The RBI said the first phase of G-SAP purchase will happen using the multiple price method under which the bidders pay at the respective rate they had bid. The RBI has notified four securities for the G-Sec purchase in different maturities. In addition to the G-SAP plan, the RBI will also continue to deploy regular operations under the LAF, longer-term repo/reverse repo auctions, forex operations and open market operations including special OMOs to ensure liquidity conditions evolve in consonance with the stance of monetary policy.

Where G-Secs play important role in market?

  • A government security (G-Sec) is a tradeable instrument issued by the central government or state governments. It acknowledges the government’s debt obligations.
  • Such securities are short term — called treasury bills — with original maturities of less than one year, or long term — called government bonds or dated securities — with original maturity of one year or more. In India, the central government issues both: treasury bills and bonds or dated securities, while state governments issue only bonds or dated securities, which are called the state development loans. Since they are issued by the government, they carry no risk of default, and hence, are called risk-free gilt-edged instruments.
  • G- Sec prices fluctuate sharply in the secondary markets. The price is determined by demand and supply of the securities. The price is influenced by the level and changes in interest rates in the economy and other macro-economic factors, such as, liquidity and inflation. Developments in other markets like money, foreign exchange, credit and capital markets also affect the price of the G-Secs. Further, developments in international bond markets, specifically the US Treasuries affect prices of G-Secs in India. Policy actions by RBI like change in repo rates, cash-reserve ratio and open-market operations also affect their prices.

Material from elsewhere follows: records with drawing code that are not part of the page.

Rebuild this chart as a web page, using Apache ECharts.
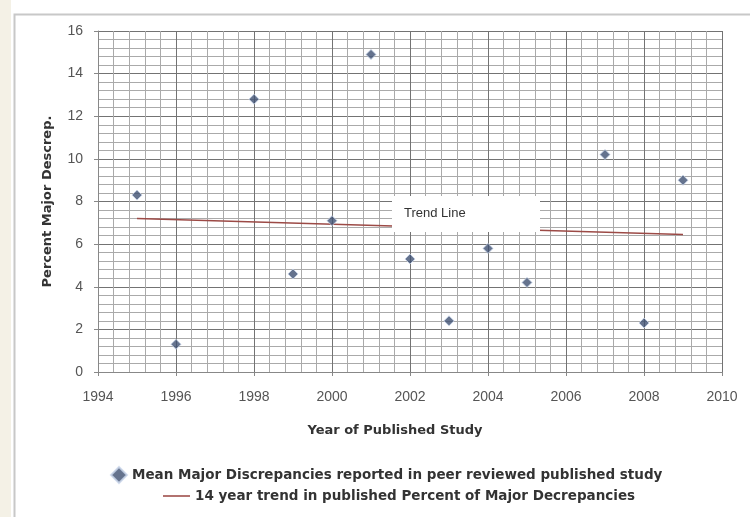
<!DOCTYPE html>
<html>
<head>
<meta charset="utf-8">
<script src="https://cdn.jsdelivr.net/npm/echarts@6/dist/echarts.min.js"></script>
<style>
html,body{margin:0;padding:0;background:#fff;}
#chart{width:750px;height:517px;}
</style>
</head>
<body>
<div id="chart"></div>
<script>
var years = [1995, 1996, 1998, 1999, 2000, 2001, 2002, 2003, 2004, 2005, 2007, 2008, 2009];
var discrepancies = [8.3, 1.3, 12.8, 4.6, 7.1, 14.9, 5.3, 2.4, 5.8, 4.2, 10.2, 2.3, 9.0];
var trendYears = [1995, 2009];
var trendValues = [7.2, 6.45];
var seriesNames = ['Mean Major Discrepancies reported in peer reviewed published study', '14 year trend in published Percent of Major Decrepancies'];
var xTitle = 'Year of Published Study';
var yTitle = 'Percent Major Descrep.';
var trendLabel = 'Trend Line';

var chart = echarts.init(document.getElementById('chart'));
var font = 'Liberation Sans, Arial, sans-serif';
var boldFont = 'DejaVu Sans, sans-serif';
var option = {
  backgroundColor: '#ffffff',
  animation: false,
  grid: {left: 98, right: 28, top: 31, bottom: 145},
  xAxis: {
    type: 'value', min: 1994, max: 2010, interval: 2,
    name: xTitle, nameLocation: 'middle', nameGap: 52,
    nameTextStyle: {fontFamily: boldFont, fontWeight: 'bold', fontSize: 13, color: '#333', padding: [0, 30, 0, 0]},
    axisLine: {show: true, lineStyle: {color: '#888'}},
    axisTick: {show: true, length: 4, lineStyle: {color: '#888'}},
    axisLabel: {fontFamily: font, fontSize: 14, color: '#555', margin: 18, formatter: function (v) { return String(v); }},
    splitLine: {show: true, lineStyle: {color: '#737373', width: 1}},
    minorTick: {show: false, splitNumber: 5},
    minorSplitLine: {show: true, lineStyle: {color: '#aaaaaa', width: 1}}
  },
  yAxis: {
    type: 'value', min: 0, max: 16, interval: 2,
    name: yTitle, nameLocation: 'middle', nameGap: 44,
    nameTextStyle: {fontFamily: boldFont, fontWeight: 'bold', fontSize: 13, color: '#333'},
    axisLine: {show: true, lineStyle: {color: '#888'}},
    axisTick: {show: true, length: 4, lineStyle: {color: '#888'}},
    axisLabel: {fontFamily: font, fontSize: 14, color: '#555', margin: 15},
    splitLine: {show: true, lineStyle: {color: '#737373', width: 1}},
    minorTick: {show: false, splitNumber: 5},
    minorSplitLine: {show: true, lineStyle: {color: '#aaaaaa', width: 1}}
  },
  legend: [
    {data: [{name: seriesNames[0], icon: 'diamond'}], left: 105, top: 461, itemWidth: 16, itemHeight: 16, itemGap: 4,
     textStyle: {fontFamily: boldFont, fontWeight: 'bold', fontSize: 13.5, color: '#333'}},
    {data: [{name: seriesNames[1], icon: 'path://M0,9L26,9L26,10.5L0,10.5Z'}], left: 158, top: 484, itemWidth: 27, itemHeight: 11, itemGap: 4,
     textStyle: {fontFamily: boldFont, fontWeight: 'bold', fontSize: 13.5, color: '#333'}}
  ],
  series: [
    {
      name: seriesNames[0], type: 'scatter', symbol: 'diamond', symbolSize: 10,
      itemStyle: {color: '#3f5072', borderColor: '#c8d4ea', borderWidth: 1},
      data: years.map(function (y, i) { return [y, discrepancies[i]]; }),
      z: 5
    },
    {
      name: seriesNames[1], type: 'line', symbol: 'none',
      lineStyle: {color: '#9c4a46', width: 1.5},
      itemStyle: {color: '#9c4a46'},
      data: trendYears.map(function (y, i) { return [y, trendValues[i]]; }),
      z: 4
    }
  ],
  graphic: [
    {type: 'rect', left: 12, top: 12, shape: {width: 740, height: 510}, style: {fill: 'none', stroke: '#c8c8c8', lineWidth: 2}, silent: true, z: 10},
    {type: 'rect', left: 0, top: 0, shape: {width: 11, height: 517}, style: {fill: '#f4f1e6'}, silent: true, z: 10},
    {type: 'rect', left: 392, top: 196, shape: {width: 148, height: 36}, style: {fill: '#ffffff'}, silent: true, z: 20},
    {type: 'text', left: 404, top: 207, style: {text: trendLabel, font: '13px ' + font, fill: '#333'}, silent: true, z: 21}
  ]
};
chart.setOption(option);
</script>
</body>
</html>
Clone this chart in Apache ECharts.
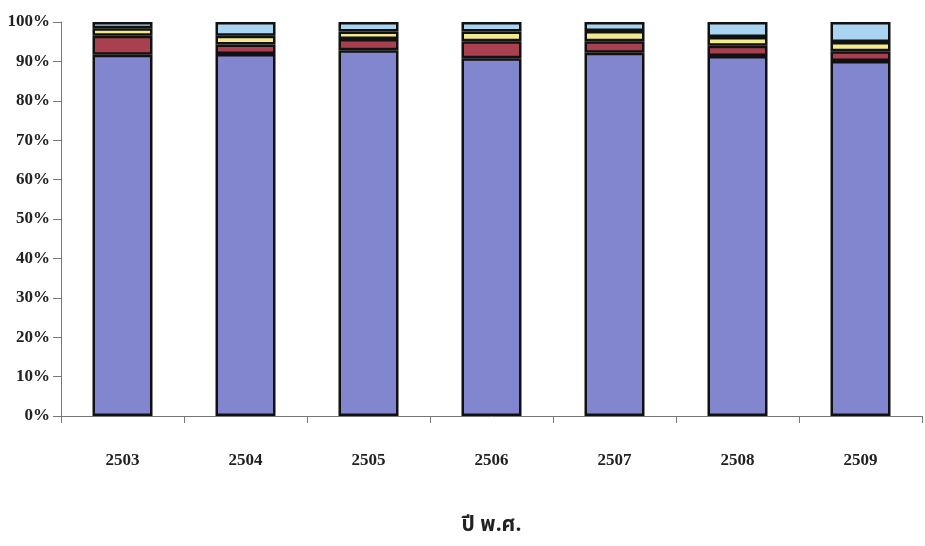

Who dominates the G-sec markets?

  • The g-sec market is dominated by institutional investors such as banks, mutual funds, and insurance companies. These entities trade in lot sizes of Rs 5 crore or more.
  • So, there is no liquidity in the secondary market for small investors who would want to trade in smaller lot sizes. In other words, there is no easy way for them to exit their investments.
  • Thus, currently, direct g-secs trading is not popular among retail investors.
  • Earlier too, the regulators attempted to popularise g-secs among retail investors – for example, the NSE GoBid app or retail debt market (RDM) segment at the Exchange. But the attempts did not have the desired result due to lack of liquidity. So, while the intention is definitely good, we need to see the details on what RBI will do to make it effective and liquid. The RBI’s intention is to make the whole process of g-sec trading smoother for small investors. By allowing people to open accounts in RBI’s e-kuber system, it is hoping to create a market of small investors who will invest in these instruments. The RBI is the debt manager for the government. In the forthcoming financial year, the government plans to borrow Rs 12 lakh crore from the market. When the government demands so much money, the price of money (i.e., the interest rate) will move up.
  • It is in the government’s and RBI’s interest to bring this down. That can happen by broadening the base of investors and making it easier for them to buy g-secs.

How G-SAP will benefit the current government?

  • Market participants say they have always wanted to know the RBI’s Open Market Operations (OMO) purchase calendar, and the RBI has now provided that to the market through this announcement on GSAP. A report by Edelweiss Mutual Fund states that it will provide certainty to the bond market participants with regard to RBI’s commitment of support to the bond market in FY22.
  • “The RBI has purchased ~Rs. 3.13 trillion worth of bonds from the secondary market in FY21. However, it was carried out in an ad hoc manner with the market awaiting RBI OMO purchase announcements with bated breath on weekly basis. A structured purchase program of similar size such as this will definitely calm investors’ nerves and help market participants to bid better in scheduled auctions and reduce volatility in bond prices.
  • The report notes that the announcement of this structured programme will help reduce the spread between the repo rate and the 10-year government bond yield. That, in turn, will help to reduce the aggregate cost of borrowing for the Centre and states in FY22.
  • The move to introduce G-SAP “would rein in sharp spike in GSec bond yields.”. While introduction of long-term VRRR (variable rate reverse repo) is an extension towards normalising liquidity, “liquidity surplus however will and is likely to continue. We expect the yield curve to flatten from the current levels with the longer end of the yield curve compressing faster than the short end.